_REQUIRED TASK_
Transcribe the listing verbatim. Do not carry over any pictures.

++++ DATA

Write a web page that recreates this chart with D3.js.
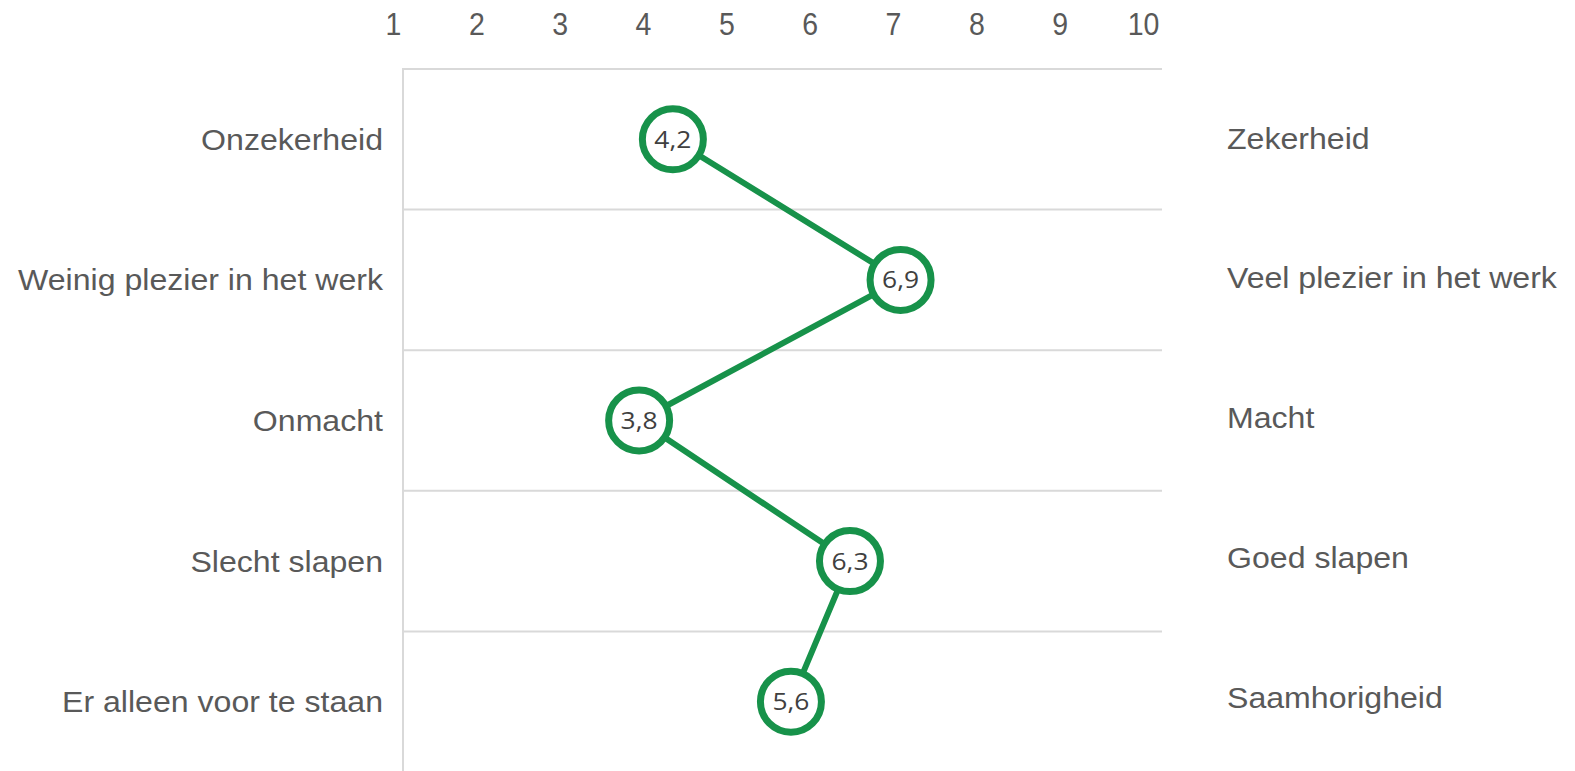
<!DOCTYPE html>
<html>
<head>
<meta charset="utf-8">
<script src="https://cdn.jsdelivr.net/npm/d3@7"></script>
<style>
  html, body { margin: 0; padding: 0; background: #ffffff; }
  svg { display: block; }
</style>
</head>
<body>
<div id="chart"></div>
<script>
// ---- data ----
const leftLabels = ["Onzekerheid", "Weinig plezier in het werk", "Onmacht", "Slecht slapen", "Er alleen voor te staan"];
const rightLabels = ["Zekerheid", "Veel plezier in het werk", "Macht", "Goed slapen", "Saamhorigheid"];
const scores = [4.2, 6.9, 3.8, 6.3, 5.6];
const scoreLabels = ["4,2", "6,9", "3,8", "6,3", "5,6"];
const tickValues = [1, 2, 3, 4, 5, 6, 7, 8, 9, 10];

// ---- layout ----
const W = 1575, H = 771;
const plotLeft = 403, plotRight = 1162, plotTop = 69, plotBottom = 772;
const green = "#17924a";
const textGrey = "#595959";
const gridGrey = "#d9d9d9";

const svg = d3.select("#chart").append("svg")
  .attr("width", W).attr("height", H);

const x = d3.scaleLinear().domain([1, 10]).range([plotLeft, plotRight]);
const tickX = d3.scaleLinear().domain([1, 10]).range([393, 1143]);
const y = d3.scaleBand().domain(leftLabels).range([plotTop, plotBottom]);
const yRight = d3.scalePoint().domain(rightLabels).range([138, 697]);

// gridlines (row separators)
svg.append("g").selectAll("line")
  .data(leftLabels)
  .join("line")
  .attr("x1", plotLeft).attr("x2", plotRight)
  .attr("y1", d => y(d)).attr("y2", d => y(d))
  .attr("stroke", gridGrey).attr("stroke-width", 2);

// left vertical axis line
svg.append("line")
  .attr("x1", plotLeft).attr("x2", plotLeft)
  .attr("y1", plotTop - 1).attr("y2", H)
  .attr("stroke", gridGrey).attr("stroke-width", 2);

// top tick labels
const axis = svg.append("g")
  .attr("transform", "translate(0,35)")
  .call(d3.axisTop(tickX).tickValues(tickValues).tickSize(0).tickPadding(0).tickFormat(d3.format("d")));
axis.select(".domain").remove();
axis.selectAll("text")
  .attr("y", 0).attr("dy", 0)
  .attr("transform", "scale(0.95,1.03)")
  .attr("font-family", "'Liberation Sans', Arial, sans-serif")
  .attr("font-size", 30)
  .attr("fill", textGrey);

const sx = 1.07;
// left labels
svg.append("g").selectAll("text")
  .data(leftLabels)
  .join("text")
  .attr("transform", d => `translate(383,${y(d) + y.bandwidth() / 2 + 10.5}) scale(${sx},1)`)
  .attr("text-anchor", "end")
  .attr("font-family", "'Liberation Sans', Arial, sans-serif")
  .attr("font-size", 30)
  .attr("fill", textGrey)
  .text(d => d);

// right labels
svg.append("g").selectAll("text")
  .data(rightLabels)
  .join("text")
  .attr("transform", d => `translate(1227,${yRight(d) + 10.5}) scale(${sx},1)`)
  .attr("text-anchor", "start")
  .attr("font-family", "'Liberation Sans', Arial, sans-serif")
  .attr("font-size", 30)
  .attr("fill", textGrey)
  .text(d => d);

// line
const pts = scores.map((v, i) => ({ v, label: scoreLabels[i], cat: leftLabels[i] }));
const line = d3.line().x(d => x(d.v)).y(d => y(d.cat) + y.bandwidth() / 2);
svg.append("path")
  .datum(pts)
  .attr("d", line)
  .attr("fill", "none")
  .attr("stroke", green)
  .attr("stroke-width", 6)
  .attr("stroke-linejoin", "round");

// markers
const m = svg.append("g").selectAll("g")
  .data(pts)
  .join("g")
  .attr("transform", d => `translate(${x(d.v)},${y(d.cat) + y.bandwidth() / 2})`);
m.append("circle")
  .attr("r", 30.5)
  .attr("fill", "#ffffff")
  .attr("stroke", green)
  .attr("stroke-width", 7);
m.append("text")
  .attr("transform", "translate(0,8.5) scale(1.1,1)")
  .attr("text-anchor", "middle")
  .attr("font-family", "'Open Sans', sans-serif")
  .attr("font-size", 24)
  .attr("fill", "#404040")
  .text(d => d.label);
</script>
</body>
</html>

++++++++

_RESULT BELOW_
Write a web page that recreates this chart with D3.js.
<!DOCTYPE html>
<html>
<head>
<meta charset="utf-8">
<script src="https://cdn.jsdelivr.net/npm/d3@7"></script>
<style>
  html, body { margin: 0; padding: 0; background: #ffffff; }
  svg { display: block; }
</style>
</head>
<body>
<div id="chart"></div>
<script>
// ---- data ----
const leftLabels = ["Onzekerheid", "Weinig plezier in het werk", "Onmacht", "Slecht slapen", "Er alleen voor te staan"];
const rightLabels = ["Zekerheid", "Veel plezier in het werk", "Macht", "Goed slapen", "Saamhorigheid"];
const scores = [4.2, 6.9, 3.8, 6.3, 5.6];
const scoreLabels = ["4,2", "6,9", "3,8", "6,3", "5,6"];
const tickValues = [1, 2, 3, 4, 5, 6, 7, 8, 9, 10];

// ---- layout ----
const W = 1575, H = 771;
const plotLeft = 403, plotRight = 1162, plotTop = 69, plotBottom = 772;
const green = "#17924a";
const textGrey = "#595959";
const gridGrey = "#d9d9d9";

const svg = d3.select("#chart").append("svg")
  .attr("width", W).attr("height", H);

const x = d3.scaleLinear().domain([1, 10]).range([plotLeft, plotRight]);
const tickX = d3.scaleLinear().domain([1, 10]).range([393, 1143]);
const y = d3.scaleBand().domain(leftLabels).range([plotTop, plotBottom]);
const yRight = d3.scalePoint().domain(rightLabels).range([138, 697]);

// gridlines (row separators)
svg.append("g").selectAll("line")
  .data(leftLabels)
  .join("line")
  .attr("x1", plotLeft).attr("x2", plotRight)
  .attr("y1", d => y(d)).attr("y2", d => y(d))
  .attr("stroke", gridGrey).attr("stroke-width", 2);

// left vertical axis line
svg.append("line")
  .attr("x1", plotLeft).attr("x2", plotLeft)
  .attr("y1", plotTop - 1).attr("y2", H)
  .attr("stroke", gridGrey).attr("stroke-width", 2);

// top tick labels
const axis = svg.append("g")
  .attr("transform", "translate(0,35)")
  .call(d3.axisTop(tickX).tickValues(tickValues).tickSize(0).tickPadding(0).tickFormat(d3.format("d")));
axis.select(".domain").remove();
axis.selectAll("text")
  .attr("y", 0).attr("dy", 0)
  .attr("transform", "scale(0.95,1.03)")
  .attr("font-family", "'Liberation Sans', Arial, sans-serif")
  .attr("font-size", 30)
  .attr("fill", textGrey);

const sx = 1.07;
// left labels
svg.append("g").selectAll("text")
  .data(leftLabels)
  .join("text")
  .attr("transform", d => `translate(383,${y(d) + y.bandwidth() / 2 + 10.5}) scale(${sx},1)`)
  .attr("text-anchor", "end")
  .attr("font-family", "'Liberation Sans', Arial, sans-serif")
  .attr("font-size", 30)
  .attr("fill", textGrey)
  .text(d => d);

// right labels
svg.append("g").selectAll("text")
  .data(rightLabels)
  .join("text")
  .attr("transform", d => `translate(1227,${yRight(d) + 10.5}) scale(${sx},1)`)
  .attr("text-anchor", "start")
  .attr("font-family", "'Liberation Sans', Arial, sans-serif")
  .attr("font-size", 30)
  .attr("fill", textGrey)
  .text(d => d);

// line
const pts = scores.map((v, i) => ({ v, label: scoreLabels[i], cat: leftLabels[i] }));
const line = d3.line().x(d => x(d.v)).y(d => y(d.cat) + y.bandwidth() / 2);
svg.append("path")
  .datum(pts)
  .attr("d", line)
  .attr("fill", "none")
  .attr("stroke", green)
  .attr("stroke-width", 6)
  .attr("stroke-linejoin", "round");

// markers
const m = svg.append("g").selectAll("g")
  .data(pts)
  .join("g")
  .attr("transform", d => `translate(${x(d.v)},${y(d.cat) + y.bandwidth() / 2})`);
m.append("circle")
  .attr("r", 30.5)
  .attr("fill", "#ffffff")
  .attr("stroke", green)
  .attr("stroke-width", 7);
m.append("text")
  .attr("transform", "translate(0,8.5) scale(1.1,1)")
  .attr("text-anchor", "middle")
  .attr("font-family", "'Open Sans', sans-serif")
  .attr("font-size", 24)
  .attr("fill", "#404040")
  .text(d => d.label);
</script>
</body>
</html>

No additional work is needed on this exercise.